The Dodgers Board The Sinking RSN Revenues Boat As The Yankees Clamber Off

It's been a long offseason, and I've felt little to nothing newsworthy to write about; the Angels moves are largely an afterthought of two consecutive offseasons of disaster, between the Pujols and Hamilton contracts, with only the former ending before the decade does. Whether, as Matt Welch intimated in his writeup in this year's Baseball Prospectus, this is the fault of owner Arte Moreno or of GM Jerry Dipoto, the contracts are now inked and indisputable and due, sunk costs. It is not insignificant that the Angels have two of Grantland's 15 worst contracts in MLB.

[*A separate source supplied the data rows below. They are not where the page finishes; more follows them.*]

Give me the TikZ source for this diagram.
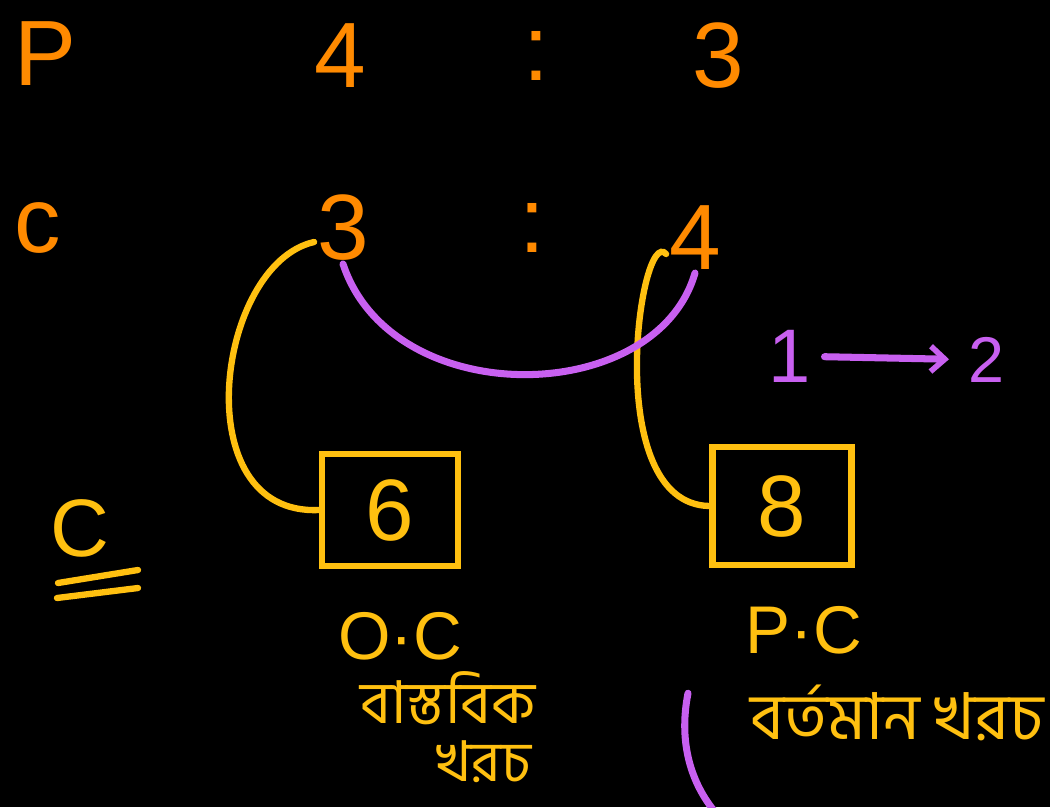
\documentclass[tikz,border=0pt]{standalone}
\usepackage{fontspec}
\setmainfont{Liberation Sans}
\newfontfamily\bngfont[Script=Bengali]{Hind Siliguri}
\usetikzlibrary{arrows.meta, positioning}
\definecolor{inkorange}{RGB}{255, 138, 0}
\definecolor{inkyellow}{RGB}{255, 192, 16}
\definecolor{inkpurple}{RGB}{200, 96, 240}
\tikzset{
  ratio/.style   = {text=inkorange, font=\fontsize{66}{66}\selectfont, inner sep=2pt},
  costbox/.style = {draw=inkyellow, line width=4.5pt, minimum width=3.4cm, minimum height=2.8cm, text=inkyellow, font=\fontsize{62}{62}\selectfont},
  link/.style    = {inkyellow, line width=4.5pt, line cap=round},
  swapline/.style= {inkpurple, line width=5pt, line cap=round},
  note/.style    = {text=inkyellow, font=\fontsize{48}{48}\selectfont},
  bnote/.style   = {text=inkyellow, font=\bngfont\fontsize{46}{50}\selectfont, inner sep=0pt, text height=0.95cm, text depth=0.2cm},
  pnote/.style   = {text=inkpurple, font=\fontsize{54}{54}\selectfont},
}

\begin{document}
\begin{tikzpicture}
  % page and background
  \useasboundingbox (0,0) rectangle (26.25,-20.175);
  \fill[black] (0,0) rectangle (26.25,-20.175);

  % ratio rows
  \node[ratio] (pLbl)   at (1.125,-1.35) {P};
  \node[ratio] (pA)     at (8.5,-1.4)    {4};
  \node[ratio] (pColon) at (13.4,-1.4)   {:};
  \node[ratio] (pB)     at (17.95,-1.4)  {3};
  \node[ratio] (cLbl)   at (0.95,-5.7)   {c};
  \node[ratio] (cA)     at (8.575,-5.7)  {3};
  \node[ratio] (cColon) at (13.3,-5.7)   {:};
  \node[ratio] (cB)     at (17.375,-5.95) {4};

  % cost boxes
  \node[costbox] (boxOC) at (9.75,-12.75)  {6};
  \node[costbox, minimum width=3.475cm, minimum height=2.95cm] (boxPC) at (19.55,-12.65) {8};

  % links from ratio to box
  \draw[link] ([yshift=-0.35cm]cA.west) .. controls (5.4,-6.6) and (4.6,-12.9) .. (boxOC.west);
  \draw[link] ([yshift=-0.4cm]cB.west) .. controls (16.0,-5.6) and (15.0,-12.6) .. (boxPC.west);

  % swap arc
  \draw[swapline] (cA.south) .. controls (9.8,-10.3) and (16.4,-10.2) .. (cB.south);

  % 1 -> 2
  \node[pnote] (one) at (19.75,-8.9) {1};
  \node[pnote, font=\fontsize{46}{46}\selectfont] (two) at (24.65,-9.0) {2};
  \draw[swapline, -{Straight Barb[length=10pt, width=18pt, line width=4pt]}, shorten <=6pt, shorten >=10pt] (one) -- (two);

  % C with double underline
  \node[note, font=\fontsize{58}{58}\selectfont] (cMark) at (2.0,-13.2) {C};
  \draw[link] (1.45,-14.575) -- (3.45,-14.25);
  \draw[link] (1.425,-14.95) -- (3.45,-14.7);

  % labels under boxes
  \node[note] (ocLbl) at (10.0,-15.9)  {O·C};
  \node[note] (pcLbl) at (20.1,-15.75) {P·C};
  \node[bnote, font=\bngfont\fontsize{42}{46}\selectfont] (ocText1) at (11.2,-17.7) {বাস্তবিক};
  \node[bnote, font=\bngfont\fontsize{40}{44}\selectfont] (ocText2) at (12.1,-19.15) {খরচ};
  \node[bnote, anchor=east] (pcText) at (26.1,-18.1) {বর্তমান খরচ};

  % purple bracket at bottom
  \draw[swapline] (17.2,-17.33) .. controls (16.95,-18.6) and (17.3,-19.6) .. (17.875,-20.3);
\end{tikzpicture}
\end{document}
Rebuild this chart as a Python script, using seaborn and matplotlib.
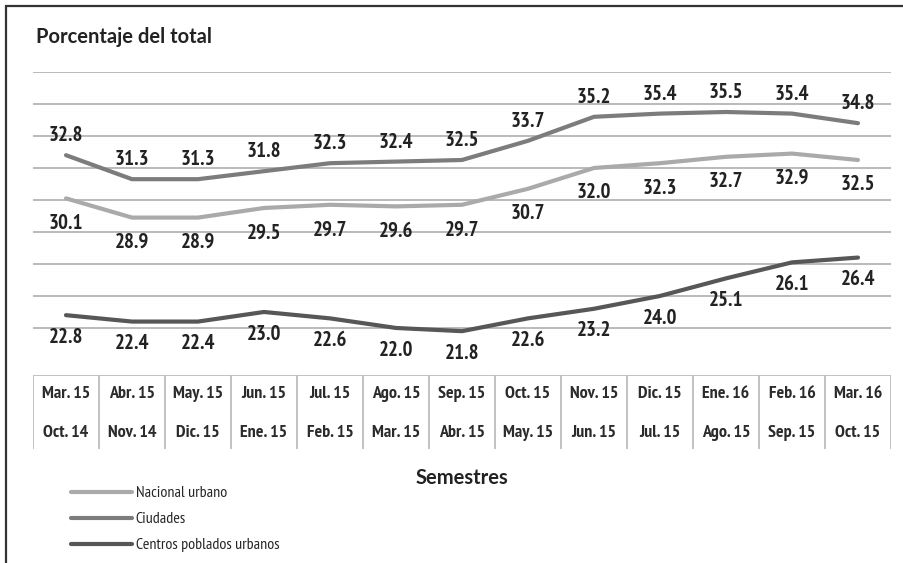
import numpy as np
import pandas as pd
import matplotlib
matplotlib.use("Agg")
import matplotlib.pyplot as plt
import seaborn as sns
from matplotlib.lines import Line2D
from matplotlib.patches import Rectangle

# Periodos (fin / inicio del semestre)
fin_periodo = ['Mar. 15', 'Abr. 15', 'May. 15', 'Jun. 15', 'Jul. 15', 'Ago. 15', 'Sep. 15',
               'Oct. 15', 'Nov. 15', 'Dic. 15', 'Ene. 16', 'Feb. 16', 'Mar. 16']
inicio_periodo = ['Oct. 14', 'Nov. 14', 'Dic. 15', 'Ene. 15', 'Feb. 15', 'Mar. 15', 'Abr. 15',
                  'May. 15', 'Jun. 15', 'Jul. 15', 'Ago. 15', 'Sep. 15', 'Oct. 15']

# Porcentaje del total por serie
nacional = [30.1, 28.9, 28.9, 29.5, 29.7, 29.6, 29.7, 30.7, 32.0, 32.3, 32.7, 32.9, 32.5]
ciudades = [32.8, 31.3, 31.3, 31.8, 32.3, 32.4, 32.5, 33.7, 35.2, 35.4, 35.5, 35.4, 34.8]
centros = [22.8, 22.4, 22.4, 23.0, 22.6, 22.0, 21.8, 22.6, 23.2, 24.0, 25.1, 26.1, 26.4]

series = ['Nacional urbano', 'Ciudades', 'Centros poblados urbanos']
colores = ['#aaaaaa', '#7c7c7c', '#575757']
desplaz = [-18, 14, -16]  # posicion de las etiquetas (puntos)

W, H = 904, 563

df = pd.DataFrame({
    'pos': list(range(len(fin_periodo))) * 3,
    'valor': nacional + ciudades + centros,
    'serie': np.repeat(series, len(fin_periodo)),
})

sns.set_style('white')
angosta = ['PT Sans Narrow', 'Roboto Condensed', 'Liberation Sans', 'DejaVu Sans']
ancha = ['Lato', 'DejaVu Sans']
plt.rcParams['font.family'] = angosta

fig = plt.figure(figsize=(W / 100, H / 100), dpi=100)
izq, der = 33 / W, 891 / W
ax = fig.add_axes([izq, 1 - 375 / H, der - izq, (375 - 72) / H])

sns.lineplot(data=df, x='pos', y='valor', hue='serie', palette=dict(zip(series, colores)),
             linewidth=3, legend=False, ax=ax)

# etiquetas de valores
for nombre, off in zip(series, desplaz):
    sub = df[df['serie'] == nombre]
    for x, v in zip(sub['pos'], sub['valor']):
        ax.annotate(f'{v:.1f}', (x, v), xytext=(0, off), textcoords='offset points',
                    ha='center', va='center', fontsize=15, fontweight='bold', color='#222222')

ax.set_xlim(-0.5, len(fin_periodo) - 0.5)
ax.set_ylim(19.06, 38.0)
ax.set_yticks(np.arange(22, 39, 2))
ax.set_xticks([])
ax.yaxis.grid(True, color='#aeaeae', linewidth=1.2)
ax.tick_params(left=False, labelleft=False)
ax.set_xlabel('')
ax.set_ylabel('')
for s in ax.spines.values():
    s.set_visible(False)

# tabla de periodos
tax = fig.add_axes([izq, 1 - 449 / H, der - izq, (449 - 375) / H])
tax.set_xlim(ax.get_xlim())
tax.set_ylim(0, 1)
bordes = np.arange(len(fin_periodo) + 1) - 0.5
tax.vlines(bordes, 0, 1, color='#bdbdbd', linewidth=1.3)
tax.hlines(1, bordes[0], bordes[-1], color='#bdbdbd', linewidth=1.3)
for i, (a, b) in enumerate(zip(fin_periodo, inicio_periodo)):
    tax.text(i, 0.743, a, ha='center', va='center', fontsize=13, fontweight='bold', color='#2b2b2b')
    tax.text(i, 0.216, b, ha='center', va='center', fontsize=13, fontweight='bold', color='#2b2b2b')
tax.axis('off')

# titulos
fig.text(36 / W, 1 - 37 / H, 'Porcentaje del total', ha='left', va='center',
         fontsize=14.5, fontweight='bold', family=ancha, color='#222222')
fig.text(462 / W, 1 - 478 / H, 'Semestres', ha='center', va='center',
         fontsize=14.5, fontweight='bold', family=ancha, color='#222222')

# leyenda
handles = [Line2D([], [], color=c, linewidth=3) for c in colores]
fig.legend(handles, series, loc='upper left', bbox_to_anchor=(71 / W, 1 - 486 / H),
           frameon=False, handlelength=3.8, handletextpad=0.25, labelspacing=0.75,
           borderpad=0, borderaxespad=0, fontsize=11.5)

# marco exterior (solo izquierda y arriba visibles)
fig.add_artist(Rectangle((6 / W, -0.5), 2, 0.5 + 1 - 6 / H, transform=fig.transFigure,
                         fill=False, edgecolor='#333333', linewidth=1.6))

fig.savefig('out.png', dpi=100)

But it is now Go time for the Dodgers. If the Angels have bad player deals, it is because their shiny new Fox Sports contract enabled them to spend stupidly and big. The Dodgers decided they needed to one-up the Angels, and in an effort to do so, launched their own cable TV network. In this, they followed the Yankees, who created YES Network in 1999. But, as happened in San Diego (also this), and to a lesser degree, Houston, the Dodgers now find their own greed locking them away from the fans they claimed they wanted to reach.

The cable operator is optimistic that it will have wide distribution by the time the Dodgers' regular season starts March 22.

"We're coming off a tremendous season and interest in Dodger baseball is at an all-time high," Time Warner Cable Sports President David Rone said.

But that may be wishful thinking.

Many distributors are upset about being pressured to carry a new sports network in a region that already has several similar channels, including not only Prime Ticket but also Fox Sports West, Pac-12 Los Angeles and Time Warner Cable's SportsNet and Deportes.

"It is really hard to understand why everyone needs their own channel when they didn't need one before," said Andy Albert, senior vice president of content acquisition for Cox Communications.

Those channels, along with ESPN, cost customers as much as $20 a month whether they watch them or not. The Dodgers channel threatens to dramatically increase that figure.

I will not be surprised to learn there is a considerable amount of pushback among the cable operators, who weary of downside cable-cutting should prices escalate too high. And there are signs that we have reached the moment of collapse.

Joe Kennedy, the bootlegger and patriarch of that political family, famously got out of the stock market when even cabbies and shoeshine boys started giving him stock tips. So we begin to suspect the jig is up on cable TV networks when the likes of icon YES Network sells itself to Fox. Why might they do such a thing?

One of the next things on the YES Network's to-do list is to negotiate a new carriage contract with Time Warner Cable, one of the largest cable operators in the New York metro region. Time Warner Cable has said the channel's distribution agreement is about to expire.

Some have speculated that the negotiation process could be ticklish because Fox and Time Warner Cable have clashed in the past. Fox lost the rights to televise L.A. Lakers and Dodgers games after Time Warner Cable agreed to pay the teams substantially more than Fox had been paying.

In other words, the Yankees still get the benefits of operating a RSN without the headaches of having to extract revenue from cable operators. This, to me, is the rats leaving the sinking ship -- with the Dodgers viewing such a ship as their salvation. One expects one of those views will prevail, and it isn't the Dodgers'. Well, it wouldn't be the first time the Bombers proved better than the Bums.